Lawmakers in The Golden State want to encourage more consumers to purchase electric or plug-in hybrid vehicles, but one critic thinks they are California dreaming.
California would spend up to $3 billion under a bill to widely expand its consumer rebate program for alternative energy vehicles. For example, rebates would go from $2,500 to $10,000 or more for a compact electric car.
The state has already forked over $450 billion in subsidies – and that's on top of misspent funds, according to California political activist Dawn Wildman. "We still have yet to see any infrastructure being repaired, replaced, renewed after bond measures to do so were passed," she adds.
Wildman is concerned this rebate plan will only make things harder on middle- to low-income taxpayers, making more and more Californians poor.
"The only people who are going to be able to actually get these rebates are those that are actually buying new cars," she continues, echoing a comment from a member of the Senate Appropriations Committee who stated that it's clear "the majority of these incentives go to people who can very much afford them on their own."

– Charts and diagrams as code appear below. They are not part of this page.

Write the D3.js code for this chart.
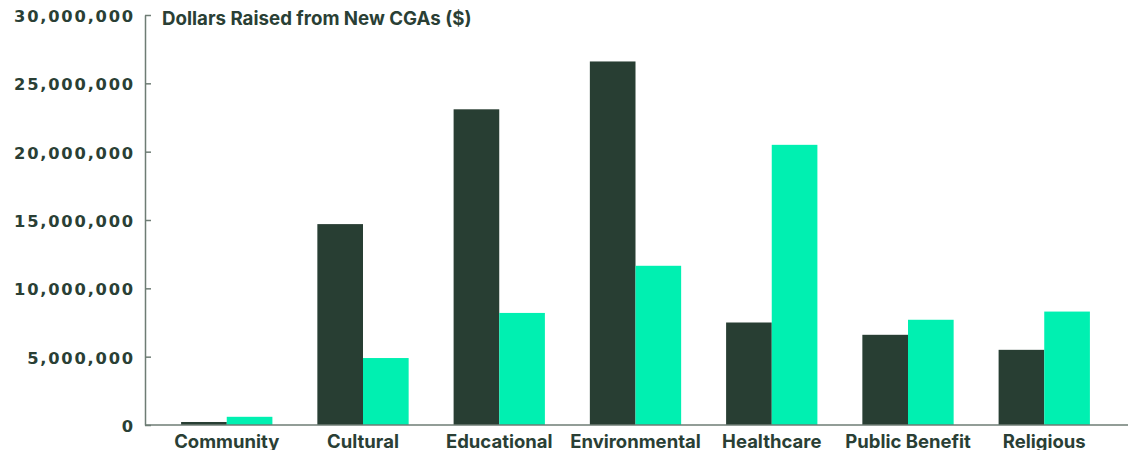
<!DOCTYPE html>
<html><head><meta charset="utf-8">
<script src="https://cdn.jsdelivr.net/npm/d3@7"></script>
<style>
body{margin:0;background:#fff;}
svg{display:block;}
</style></head>
<body><svg id="c" width="1130" height="450"></svg>
<script>
const categories = ["Community","Cultural","Educational","Environmental","Healthcare","Public Benefit","Religious"];
const seriesNames = ["Series A","Series B"];
const seriesA = [220000, 14700000, 23100000, 26600000, 7500000, 6600000, 5500000];
const seriesB = [600000, 4900000, 8200000, 11650000, 20500000, 7700000, 8300000];
const yTicks = [0, 5000000, 10000000, 15000000, 20000000, 25000000, 30000000];
const title = "Dollars Raised from New CGAs ($)";

const dark = "#283e33", teal = "#00f0b1", txt = "#2a3f35", axisCol = "#6e7c74";
const svg = d3.select("#c");
const x0 = d3.scaleBand().domain(categories).range([145, 1126]).paddingInner(0.33).paddingOuter(0.265);
const x1 = d3.scaleBand().domain(seriesNames).range([0, x0.bandwidth()]);
const y = d3.scaleLinear().domain([0, 30000000]).range([425, 15]);

const data = categories.map((c,i)=>({c, vals:[seriesA[i], seriesB[i]]}));
const g = svg.append("g");
g.selectAll("g.grp").data(data).join("g").attr("class","grp")
  .attr("transform", d=>`translate(${x0(d.c)},0)`)
  .selectAll("rect").data(d=>d.vals.map((v,j)=>({k:seriesNames[j], v})))
  .join("rect")
  .attr("x", d=>x1(d.k)).attr("width", x1.bandwidth())
  .attr("y", d=>y(d.v)).attr("height", d=>y(0)-y(d.v))
  .attr("fill", (d,i)=> i===0?dark:teal);

const yAxis = svg.append("g").attr("transform","translate(145,0)")
  .call(d3.axisLeft(y).tickValues(yTicks).tickFormat(d3.format(",")).tickSizeInner(-6).tickSizeOuter(0).tickPadding(10));
yAxis.select(".domain").attr("stroke", axisCol).attr("stroke-width",1.5);
yAxis.selectAll(".tick line").attr("stroke", axisCol).attr("stroke-width",1.5);
yAxis.selectAll(".tick text").attr("fill", txt).attr("font-family","DejaVu Sans").attr("font-weight","bold")
  .attr("font-size","16.3px").attr("letter-spacing","1.8px").attr("dy","0.4em");

const xAxis = svg.append("g").attr("transform","translate(0,425)")
  .call(d3.axisBottom(x0).tickSize(0).tickPadding(0));
xAxis.select(".domain").attr("stroke", axisCol).attr("stroke-width",1.5).attr("d","M145,0H1128");
xAxis.selectAll(".tick text").attr("fill", txt).attr("font-family","Inter, Liberation Sans, sans-serif").attr("font-weight","bold")
  .attr("font-size","18.5px").attr("letter-spacing","0px").attr("dy","0").attr("y", 23);

svg.append("text").attr("x",162).attr("y",25).text(title)
  .attr("fill", txt).attr("font-family","Inter, Liberation Sans, sans-serif").attr("font-weight","bold")
  .attr("font-size","18.7px").attr("letter-spacing","0px");
</script></body></html>
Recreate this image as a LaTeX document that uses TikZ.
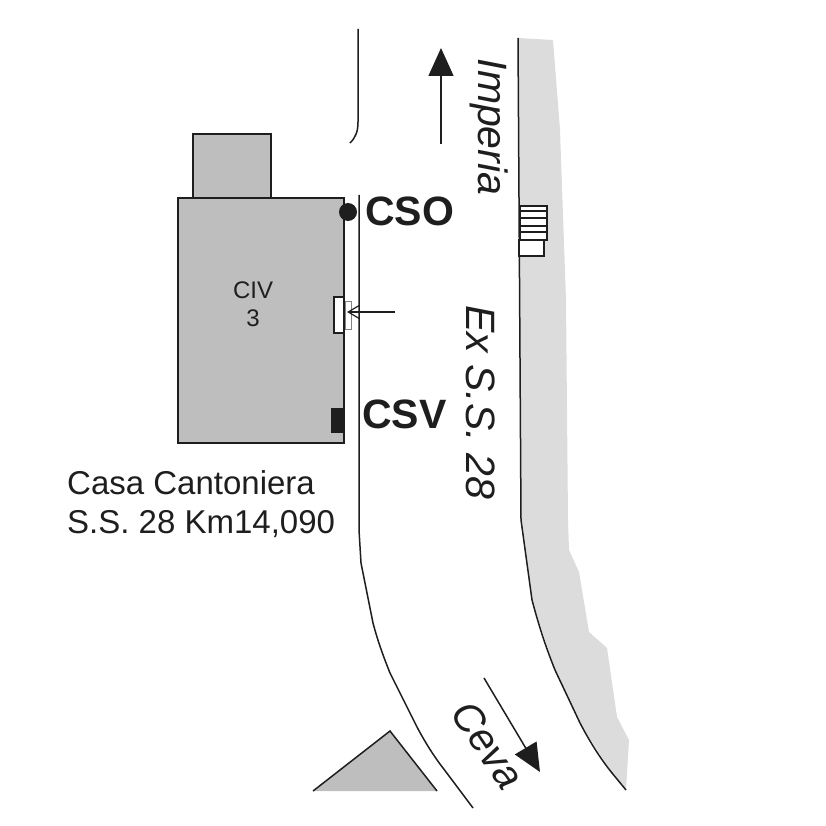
\documentclass[tikz,border=0pt]{standalone}
\usepackage{fontspec}
\setmainfont{Liberation Sans}
\usetikzlibrary{arrows.meta}
\definecolor{housegray}{HTML}{BEBEBE}
\definecolor{verge}{HTML}{DCDCDC}
\definecolor{ink}{HTML}{1E1E1E}
\tikzset{
  edgeline/.style={draw=ink,line width=1.5pt},
  road/.style={font=\fontsize{41}{41}\selectfont\itshape,text=ink,inner sep=0pt},
  site/.style={font=\fontsize{41}{41}\selectfont\bfseries,text=ink,inner sep=0pt},
  plain/.style={text=ink,inner sep=0pt,align=center}
}
\begin{document}
\begin{tikzpicture}
    [x=1pt,y=-1pt]
    \useasboundingbox (0,0) rectangle (826,826);

    % verge along the road
    \fill[verge] (518,38) -- (553,40) -- (560,130) -- (566,300) -- (568,520) -- (569,550)
      -- (579,572) -- (589,632) -- (607,648) -- (617,717) -- (629,740) -- (626,790)
      -- (612,773) -- (580,723) -- (555,670) -- (532,600) -- (521,520) -- cycle;
    \draw[edgeline] (518,38) -- (521,520) -- (532,600) .. controls (540,630) and (547,650) .. (555,670)
      -- (580,723) .. controls (590,742) and (600,758) .. (612,773) -- (626,790);

    % steps
    \draw[edgeline,fill=white] (520,206) rectangle (547,240);
    \foreach \ypos in {211,218,226,232}
    \draw[edgeline] (520,\ypos) -- (547,\ypos);
    \draw[edgeline,fill=white] (519,240) rectangle (544,256);

    % buildings
    \draw[edgeline,fill=housegray] (193,134) rectangle (271,198);
    \draw[edgeline,fill=housegray] (178,198) rectangle (344,443);
    \fill[housegray] (313,791) -- (390,731) -- (437,791) -- cycle;
    \draw[edgeline] (313,791) -- (390,731) -- (437,791);

    % near side of the road
    \draw[edgeline] (358,29) -- (358,122) .. controls (358,131) and (356,137) .. (350,143);
    \draw[edgeline] (359,195) -- (359,530) -- (361,563) -- (373,623) .. controls (378,642) and (384,658) .. (390,673)
      -- (417,727) .. controls (425,742) and (433,755) .. (443,768) -- (473,808);

    % cabinets
    \node[draw=ink,line width=1.2pt,fill=white,minimum width=10pt,minimum height=36pt,inner sep=0pt] (box) at (339,315) {};
    \node[draw=ink!55,line width=0.7pt,minimum width=6pt,minimum height=28pt,inner sep=0pt,anchor=west] (meter) at (box.east) {};
    \fill[ink] (331,408) rectangle (345,433);
    \fill[ink] (348,212) circle (9);

    \node[site,anchor=west] (cso) at (365,211) {CSO};
    \node[site,anchor=west] (csv) at (362,414) {CSV};
    \node[plain,font=\fontsize{24}{28}\selectfont] (civ) at (253,304) {CIV\\3};
    \node[plain,font=\fontsize{33}{39}\selectfont,align=left,anchor=west] (casa) at (67,504) {Casa Cantoniera\\S.S. 28 Km14,090};

    \node[road,rotate=-90] (imperia) at (489,127) {Imperia};
    \node[road,rotate=-90] (exss) at (481,402) {Ex S.S. 28};
    \node[road,rotate=-56] (ceva) at (488,745) {Ceva};

    \coordinate (imperia0) at (441,144);
    \coordinate (imperia1) at (441,48);
    \coordinate (ceva0) at (484,678);
    \coordinate (ceva1) at (540,772);
    \coordinate (box0) at (395,312);
    \coordinate (box1) at (347,312);

    \foreach \from/\to in {imperia0/imperia1, ceva0/ceva1}
    \draw[ink,line width=1.5pt,-{Triangle[length=28pt,width=25pt]}] (\from) -- (\to);
    \draw[ink,line width=1.2pt,-{Straight Barb[length=11pt,width=13pt]}] (box0) -- (box1);
\end{tikzpicture}
\end{document}
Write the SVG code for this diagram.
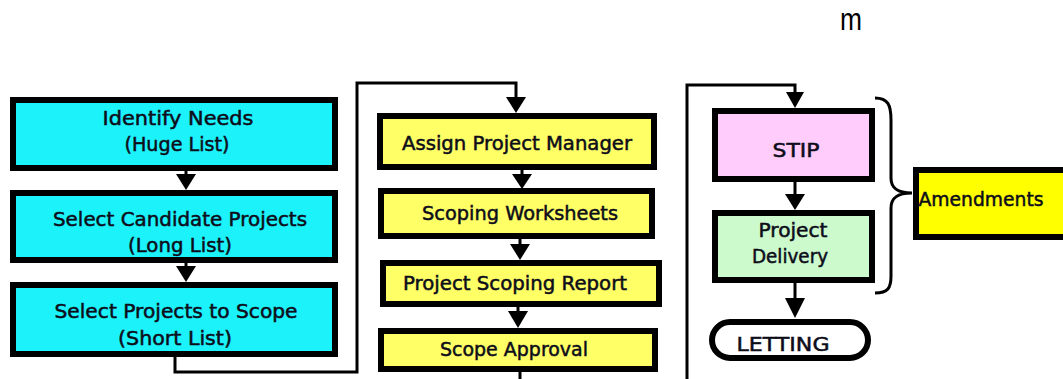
<svg xmlns="http://www.w3.org/2000/svg" width="1063" height="379" viewBox="0 0 1063 379">
  <style>
    .box { stroke: #000; stroke-width: 6; }
    .cyan { fill: #1CF2FA; }
    .yel { fill: #FFFF66; }
    .pink { fill: #FFCCFB; }
    .green { fill: #CCFACC; }
    .amend { fill: #FFFF00; }
    .lbl { font-family: "DejaVu Sans", "Liberation Sans", sans-serif; font-size: 19px; fill: #0d0d1a; stroke: #0d0d1a; stroke-width: 0.5; text-anchor: middle; }
    .wire { fill: none; stroke: #000; stroke-width: 3; }
    .head { fill: #000; }
  </style>

  <!-- stray heading glyph -->
  <text x="851" y="30" font-family="Liberation Sans, sans-serif" font-size="31" text-anchor="middle" textLength="22" lengthAdjust="spacingAndGlyphs">m</text>

  <!-- connectors -->
  <g id="connectors">
    <!-- left column -->
    <line class="wire" x1="186" y1="171" x2="186" y2="178"/>
    <polygon class="head" points="176,174 196,174 186,190"/>
    <line class="wire" x1="186" y1="263" x2="186" y2="270"/>
    <polygon class="head" points="176,266 196,266 186,282"/>
    <!-- loop to middle column -->
    <polyline class="wire" points="175,357 175,372 357,372 357,83 516,83 516,100"/>
    <polygon class="head" points="506,97 526,97 516,113"/>
    <!-- middle column -->
    <line class="wire" x1="522" y1="170" x2="522" y2="177"/>
    <polygon class="head" points="512,174 532,174 522,189"/>
    <line class="wire" x1="520" y1="239" x2="520" y2="247"/>
    <polygon class="head" points="510,244 530,244 520,260"/>
    <line class="wire" x1="518" y1="307" x2="518" y2="314"/>
    <polygon class="head" points="508,311 528,311 518,328"/>
    <line class="wire" x1="520" y1="372" x2="520" y2="379"/>
    <!-- loop to right column -->
    <polyline class="wire" points="687,379 687,85 795,85 795,95"/>
    <polygon class="head" points="786,92 804,92 795,108"/>
    <!-- right column -->
    <line class="wire" x1="795" y1="182" x2="795" y2="197"/>
    <polygon class="head" points="785,194 805,194 795,210"/>
    <line class="wire" x1="795" y1="283" x2="795" y2="300"/>
    <polygon class="head" points="785,298 805,298 795,318"/>
    <!-- brace -->
    <path class="wire" stroke-width="4" d="M875 98 C888 98 891 105 891 120 L891 178 C891 188 897 193 912 193 C897 193 891 198 891 208 L891 276 C891 288 888 293 875 293"/>
  </g>

  <!-- left column -->
  <g id="identify-needs">
    <rect class="box cyan" x="13" y="100" width="322" height="68"/>
    <text class="lbl" x="178" y="125" textLength="151" lengthAdjust="spacingAndGlyphs">Identify Needs</text>
    <text class="lbl" x="177" y="151" textLength="105" lengthAdjust="spacingAndGlyphs">(Huge List)</text>
  </g>
  <g id="select-candidates">
    <rect class="box cyan" x="13" y="193" width="322" height="67"/>
    <text class="lbl" x="180" y="226" textLength="254" lengthAdjust="spacingAndGlyphs">Select Candidate Projects</text>
    <text class="lbl" x="180" y="252" textLength="104" lengthAdjust="spacingAndGlyphs">(Long List)</text>
  </g>
  <g id="select-to-scope">
    <rect class="box cyan" x="13" y="285" width="322" height="69"/>
    <text class="lbl" x="176" y="318" textLength="243" lengthAdjust="spacingAndGlyphs">Select Projects to Scope</text>
    <text class="lbl" x="175" y="345" textLength="114" lengthAdjust="spacingAndGlyphs">(Short List)</text>
  </g>

  <!-- middle column -->
  <g id="assign-pm">
    <rect class="box yel" x="380" y="116" width="274" height="51"/>
    <text class="lbl" x="517" y="150" textLength="230" lengthAdjust="spacingAndGlyphs">Assign Project Manager</text>
  </g>
  <g id="worksheets">
    <rect class="box yel" x="381" y="191" width="271" height="45"/>
    <text class="lbl" x="520" y="220" textLength="196" lengthAdjust="spacingAndGlyphs">Scoping Worksheets</text>
  </g>
  <g id="scoping-report">
    <rect class="box yel" x="383" y="263" width="276" height="41"/>
    <text class="lbl" x="515" y="290" textLength="224" lengthAdjust="spacingAndGlyphs">Project Scoping Report</text>
  </g>
  <g id="scope-approval">
    <rect class="box yel" x="381" y="331" width="274" height="38"/>
    <text class="lbl" x="514" y="356" textLength="148" lengthAdjust="spacingAndGlyphs">Scope Approval</text>
  </g>

  <!-- right column -->
  <g id="stip">
    <rect class="box pink" x="715" y="111" width="157" height="68"/>
    <text class="lbl" x="796" y="157" textLength="47" lengthAdjust="spacingAndGlyphs">STIP</text>
  </g>
  <g id="project-delivery">
    <rect class="box green" x="715" y="213" width="157" height="67"/>
    <text class="lbl" x="793" y="237" textLength="69" lengthAdjust="spacingAndGlyphs">Project</text>
    <text class="lbl" x="790" y="263" textLength="76" lengthAdjust="spacingAndGlyphs">Delivery</text>
  </g>
  <g id="letting">
    <rect class="box" fill="#fff" stroke-width="4" x="712" y="322" width="156" height="36" rx="18"/>
    <text class="lbl" x="783" y="351" textLength="93" lengthAdjust="spacingAndGlyphs">LETTING</text>
  </g>
  <g id="amendments">
    <rect class="box amend" x="916" y="170" width="160" height="67"/>
    <text class="lbl" x="981" y="206" textLength="125" lengthAdjust="spacingAndGlyphs">Amendments</text>
  </g>
</svg>
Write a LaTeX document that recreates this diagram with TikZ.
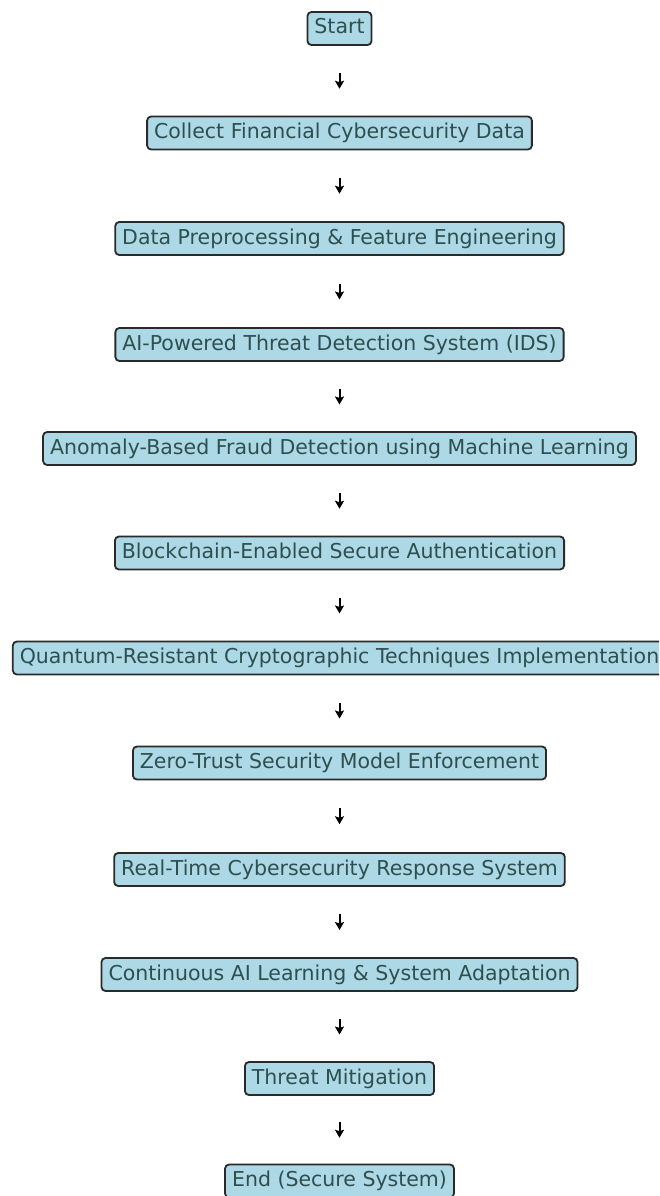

Wildman continues: "And there's a lot of problems that come with ... electric cars [such as] Have you modified your home so that you can plug this thing in at your home, or do you have to go somewhere else? So the advantages are once again for the very few and not the money."
According to information from the Los Angeles Times and The Associated Press, 26 million cars and trucks are registered in California. Just 315,000 are electric or plug-in hybrids.
The legislature has until September 15 to decide on the bill.